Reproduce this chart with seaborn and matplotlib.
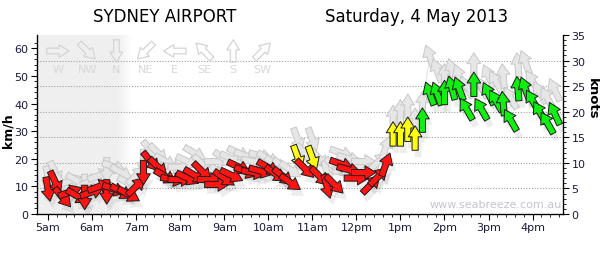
import numpy as np
import pandas as pd
import matplotlib
matplotlib.use("Agg")
import matplotlib.pyplot as plt
import seaborn as sns
from matplotlib.path import Path
from matplotlib.markers import MarkerStyle
from matplotlib.transforms import Affine2D, ScaledTranslation
from matplotlib.colors import LinearSegmentedColormap

# ---------------- data ----------------
times = ["5:00", "5:10", "5:20", "5:30", "5:40", "5:50",
         "6:00", "6:10", "6:20", "6:30", "6:40", "6:50",
         "7:00", "7:10", "7:20", "7:30", "7:40", "7:50",
         "8:00", "8:10", "8:20", "8:30", "8:40", "8:50",
         "9:00", "9:10", "9:20", "9:30", "9:40", "9:50",
         "10:00", "10:10", "10:20", "10:30", "10:40", "10:50",
         "11:00", "11:10", "11:20", "11:30", "11:40", "11:50",
         "12:00", "12:10", "12:20", "12:30", "12:40", "12:50",
         "13:00", "13:10", "13:20", "13:30", "13:40", "13:50",
         "14:00", "14:10", "14:20", "14:30", "14:40", "14:50",
         "15:00", "15:10", "15:20", "15:30", "15:40", "15:50",
         "16:00", "16:10", "16:20", "16:30"]

speed_kmh = [9, 11.5, 6, 8, 6.5, 6,
             8, 10, 8, 9, 8, 7,
             10, 15, 19, 17, 13.6, 12.5,
             12.5, 13, 14, 15.4, 12.5, 10.7,
             13, 14, 17, 15.4, 15, 15.5,
             16.8, 14.5, 13.6, 11.4, 20.7, 16.4,
             20.4, 13.6, 10, 10.7, 18, 16,
             13, 15, 10.7, 13.6, 17.9, 29,
             29, 30.7, 27.5, 34, 43.6, 43.6,
             44, 45.7, 45.4, 38, 47, 38,
             43.6, 41, 40, 34, 45.4, 45.4,
             41, 36.8, 33, 36.4]

gust_kmh = [13, 15, 11, 12, 12, 10,
            12, 14, 16, 17, 15, 11,
            14, 19, 23, 22, 19, 17,
            17, 19, 22, 18, 16, 19,
            20, 20, 22, 21, 19, 21,
            20, 18, 17, 16, 27, 22,
            27, 20, 15, 17, 22, 20,
            18, 19, 16, 19, 24, 35,
            37, 39, 34, 40, 57, 52,
            50, 52, 50, 46, 54, 46,
            50, 48, 50, 42, 54, 55,
            48, 44, 42, 45]

# wind direction (degrees the wind comes FROM)
dir_from = [350, 335, 320, 250, 300, 0,
            250, 250, 0, 290, 300, 300,
            225, 0, 320, 315, 300, 280,
            270, 295, 300, 315, 270, 270,
            305, 295, 295, 290, 280, 285,
            300, 305, 310, 305, 340, 315,
            340, 315, 345, 315, 290, 285,
            270, 270, 225, 225, 200, 180,
            180, 180, 180, 180, 160, 160,
            180, 165, 160, 150, 180, 150,
            155, 150, 175, 150, 175, 160,
            150, 150, 150, 155]

band = (["red"] * 34 + ["yellow", "red", "yellow"] + ["red"] * 10
        + ["yellow"] * 4 + ["green"] * 19)

compass_labels = ["W", "NW", "N", "NE", "E", "SE", "S", "SW"]
compass_from = [270, 315, 0, 45, 90, 135, 180, 225]

hour_ticks = [5, 6, 7, 8, 9, 10, 11, 12, 13, 14, 15, 16]
hour_labels = ["5am", "6am", "7am", "8am", "9am", "10am", "11am",
               "12pm", "1pm", "2pm", "3pm", "4pm"]

KMH_PER_KNOT = 1.852

# ---------------- frame ----------------
def to_hour(s):
    h, m = s.split(":")
    return int(h) + int(m) / 60.0

df = pd.DataFrame({
    "hour": [to_hour(t) for t in times],
    "speed": speed_kmh,
    "gust": gust_kmh,
    "dir": dir_from,
    "band": band,
})
df["pid"] = [f"p{i}" for i in range(len(df))]

# arrow shape pointing +x
arrow = Path(
    [(-1, -0.25), (0.1, -0.25), (0.1, -0.56), (1, 0), (0.1, 0.56),
     (0.1, 0.25), (-1, 0.25), (-1, -0.25)],
    [Path.MOVETO] + [Path.LINETO] * 6 + [Path.CLOSEPOLY])

def arrow_marker(frm):
    ang = -90 - frm
    return MarkerStyle(arrow, transform=Affine2D().rotate_deg(ang))

markers = {p: arrow_marker(d) for p, d in zip(df["pid"], df["dir"])}
ARROW_S = 310

plt.rcParams["font.family"] = ["DejaVu Sans"]
fig = plt.figure(figsize=(6, 2.55), dpi=100)
ax = fig.add_axes([37 / 600, 1 - 215 / 255, 526 / 600, 179 / 255])

XMIN, XMAX = 4.75, 16.69
YMAX = 35 * KMH_PER_KNOT
ax.set_xlim(XMIN, XMAX)
ax.set_ylim(0, YMAX)

# night shading with fade
xs = np.linspace(XMIN, 7.0, 300)
shade = np.clip((6.9 - xs) / 0.35, 0, 1)[None, :]
cmap = LinearSegmentedColormap.from_list("sh", ["#ffffff", "#efefef"])
ax.imshow(shade, extent=[XMIN, 7.0, 0, YMAX], aspect="auto", cmap=cmap,
          vmin=0, vmax=1, zorder=0, interpolation="bilinear")

# dotted grid at knot multiples
for k in [5, 10, 15, 20, 25, 30]:
    ax.axhline(k * KMH_PER_KNOT, color="#a0a0a0", lw=0.8, ls=(0, (1, 1.5)), zorder=1)

# compass legend
for k, (lab, frm) in enumerate(zip(compass_labels, compass_from)):
    xf = (58 + 29.2 * k - 37) / 526
    ax.scatter([xf], [(215 - 52) / 179], transform=ax.transAxes,
               marker=arrow_marker(frm), s=260, facecolors="none",
               edgecolors="#d4d4d4", linewidths=0.9, zorder=1.5)
    ax.text(xf, (215 - 70) / 179, lab, transform=ax.transAxes, ha="center",
            va="center", fontsize=8, color="#d8d8d8", zorder=1.5)

# gust line
sns.lineplot(data=df, x="hour", y="gust", color="#e2e2e2", lw=0.8,
             ax=ax, zorder=2, legend=False)

# gust arrows
sns.scatterplot(data=df, x="hour", y="gust", style="pid", markers=markers,
                color="#e6e6e6", edgecolor="#c8c8c8", linewidth=0.7,
                s=ARROW_S, legend=False, ax=ax, zorder=3)

# shadows of speed arrows
sns.scatterplot(data=df, x="hour", y="speed", style="pid", markers=markers,
                color="#000000", alpha=0.07, linewidth=0,
                s=ARROW_S * 1.15, legend=False, ax=ax, zorder=3.5)
ax.collections[-1].set_offset_transform(
    ax.transData + ScaledTranslation(3 / 100, -6 / 100, fig.dpi_scale_trans))

# speed arrows
pal = {"red": "#ff1414", "yellow": "#ffff10", "green": "#10f010"}
sns.scatterplot(data=df, x="hour", y="speed", hue="band", palette=pal,
                style="pid", markers=markers, edgecolor="#1a1a1a",
                linewidth=0.7, s=ARROW_S, legend=False, ax=ax, zorder=5)

# axes styling
ax.set_xlabel("")
ax.set_ylabel("km/h", fontsize=9, fontweight="bold", va="center")
ax.yaxis.set_label_coords((8 - 37) / 526, 0.47)
ax.set_xticks(hour_ticks)
ax.set_xticklabels(hour_labels)
ax.set_xticks(np.arange(5, 16.7, 0.2), minor=True)
ax.set_yticks([0, 10, 20, 30, 40, 50, 60])
ax.set_yticks(np.arange(0, 64, 2), minor=True)
tick_col = "#1a1a3a"
ax.tick_params(axis="both", which="major", labelsize=8, colors="#000000",
               labelcolor=tick_col, length=4, width=0.8, direction="out",
               pad=2)
ax.tick_params(axis="both", which="minor", length=2, width=0.6, direction="out")
ax.spines["top"].set_visible(False)
for s in ["left", "bottom", "right"]:
    ax.spines[s].set_linewidth(0.9)
    ax.spines[s].set_color("#000000")

ax2 = ax.twinx()
ax2.set_ylim(0, 35)
ax2.set_yticks([0, 5, 10, 15, 20, 25, 30, 35])
ax2.set_yticks(np.arange(0, 35.1, 1), minor=True)
ax2.tick_params(axis="y", which="major", labelsize=8, labelcolor=tick_col,
                length=4, width=0.8, direction="out", pad=2)
ax2.tick_params(axis="y", which="minor", length=2, width=0.6, direction="out")
ax2.spines["top"].set_visible(False)
ax2.set_ylabel("knots", fontsize=9.5, fontweight="bold", rotation=270,
               va="center")
ax2.yaxis.set_label_coords((592 - 37) / 526, 0.65)

# titles & watermark
fig.text(165 / 600, 1 - 17 / 255, "SYDNEY AIRPORT", ha="center", va="center",
         fontsize=12, color="#000000")
fig.text(417 / 600, 1 - 17 / 255, "Saturday, 4 May 2013", ha="center",
         va="center", fontsize=12, color="#000000")
ax.text((496 - 37) / 526, (215 - 205) / 179, "www.seabreeze.com.au",
        transform=ax.transAxes, ha="center", va="center", fontsize=8,
        color="#c4c4cc", zorder=1.5)

fig.savefig("out.png", dpi=100)
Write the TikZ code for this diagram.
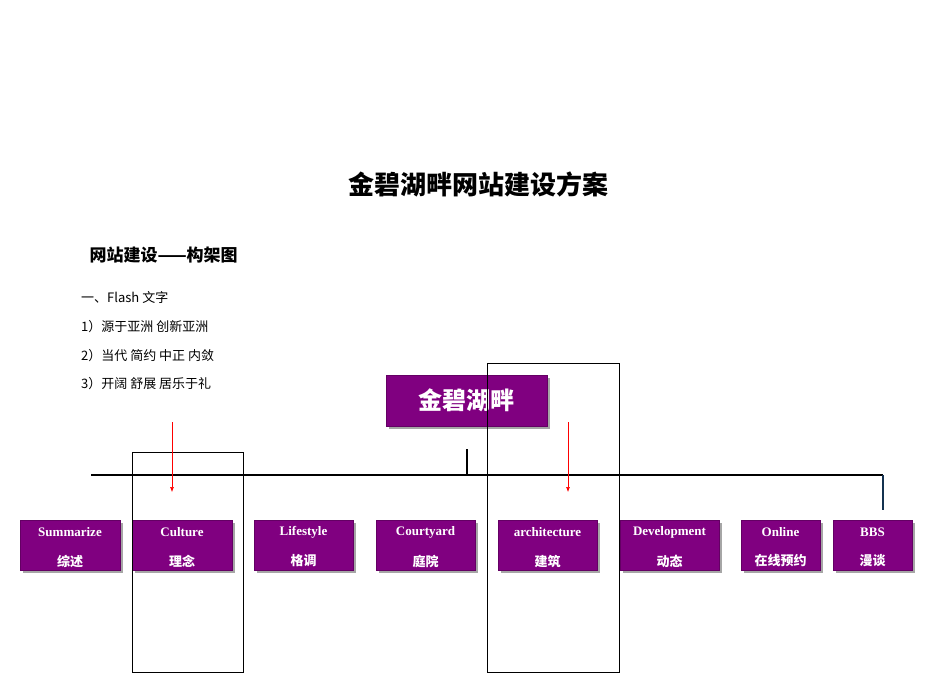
\documentclass[tikz,border=0pt]{standalone}
\usepackage{fontspec}
\setmainfont{Liberation Serif}
\newfontfamily\cjk{Noto Sans CJK SC}
\begin{document}
\begin{tikzpicture}[x=1pt,y=-1pt,
  pbox/.style={fill={rgb,255:red,128;green,0;blue,128}, draw={rgb,255:red,100;green,0;blue,100}, inner sep=0pt, text=white, font=\bfseries\fontsize{13}{15}\selectfont, align=center},
  shad/.style={fill=gray!70, draw=none},
  redarr/.style={red, line width=0.6pt, -{Latex[length=5pt,width=4pt]}},
  outl/.style={draw=black, line width=0.6pt}]
\useasboundingbox (0,0) rectangle (950,672);
\usetikzlibrary{arrows.meta}
\node[font=\cjk\bfseries\fontsize{26}{30}\selectfont] (title) at (478,184) {金碧湖畔网站建设方案};
\node[anchor=west,font=\cjk\bfseries\fontsize{17}{20}\selectfont] (sub) at (86,255) {网站建设——构架图};
\foreach \t/\yy [count=\i] in {{一、Flash 文字}/298,{1）源于亚洲 创新亚洲}/327,{2）当代 简约 中正 内敛}/356,{3）开阔 舒展 居乐于礼}/384}
  \node[anchor=west,font=\fontsize{13}{15}\selectfont,inner sep=0pt] (t\i) at (81,\yy) {\cjk\fontsize{13}{15}\selectfont\t};
% top node
\fill[shad] (389,378) rectangle (550,429);
\node[pbox, minimum width=161pt, minimum height=51pt, anchor=north west, font=\cjk\bfseries\fontsize{24}{28}\selectfont] (root) at (386,375) {金碧湖畔};
% boxes
\foreach \n/\a/\b/\en/\cn in {s/20/120/Summarize/综述, c/132/232/Culture/理念, l/254/353/Lifestyle/格调, y/376/475/Courtyard/庭院, a/498/597/architecture/建筑, d/620/719/Development/动态, o/741/820/Online/在线预约, b/833/912/BBS/漫谈}{
  \fill[shad] (\a+3,523) rectangle (\b+3,573);
  \node[pbox, minimum width=\b-\a, minimum height=50pt, anchor=north west] (\n) at (\a,520) {};
  \node[text=white,font=\bfseries\fontsize{13}{15}\selectfont] at (\a/2+\b/2,532) {\en};
  \node[text=white,font=\cjk\bfseries\fontsize{13}{15}\selectfont] at (\a/2+\b/2,561) {\cn};
}
% connectors
\coordinate (hl) at (91,475);
\coordinate (hr) at (883,475);
\coordinate (rootbot) at (467,449);
\coordinate (hm) at (467,475);
\coordinate (rb) at (883,510);
\draw[line width=2.5pt] (hl) -- (hr);
\draw[line width=2.5pt] (rootbot) -- (hm);
\draw[line width=2pt, draw={rgb,255:red,20;green,50;blue,80}] (hr) -- (rb);
% outline rectangles
\draw[outl] (132,452) rectangle (243,672);
\draw[outl] (487,363) rectangle (619,672);
% red arrows
\coordinate (r1s) at (172,422); \coordinate (r1e) at (172,492);
\coordinate (r2s) at (568,422); \coordinate (r2e) at (568,492);
\draw[redarr] (r1s) -- (r1e);
\draw[redarr] (r2s) -- (r2e);
\end{tikzpicture}
\end{document}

**What you have to do:** Repeat, exactly and in full, each line from the start of the data to the line that contains "from matplotlib.colors import". Pictures do not go in.

**Answer to the task:**
Reproduce this chart with seaborn and matplotlib.
import numpy as np
import pandas as pd
import matplotlib
matplotlib.use("Agg")
import matplotlib.pyplot as plt
import seaborn as sns
from matplotlib.path import Path
from matplotlib.markers import MarkerStyle
from matplotlib.transforms import Affine2D, ScaledTranslation
from matplotlib.colors import LinearSegmentedColormap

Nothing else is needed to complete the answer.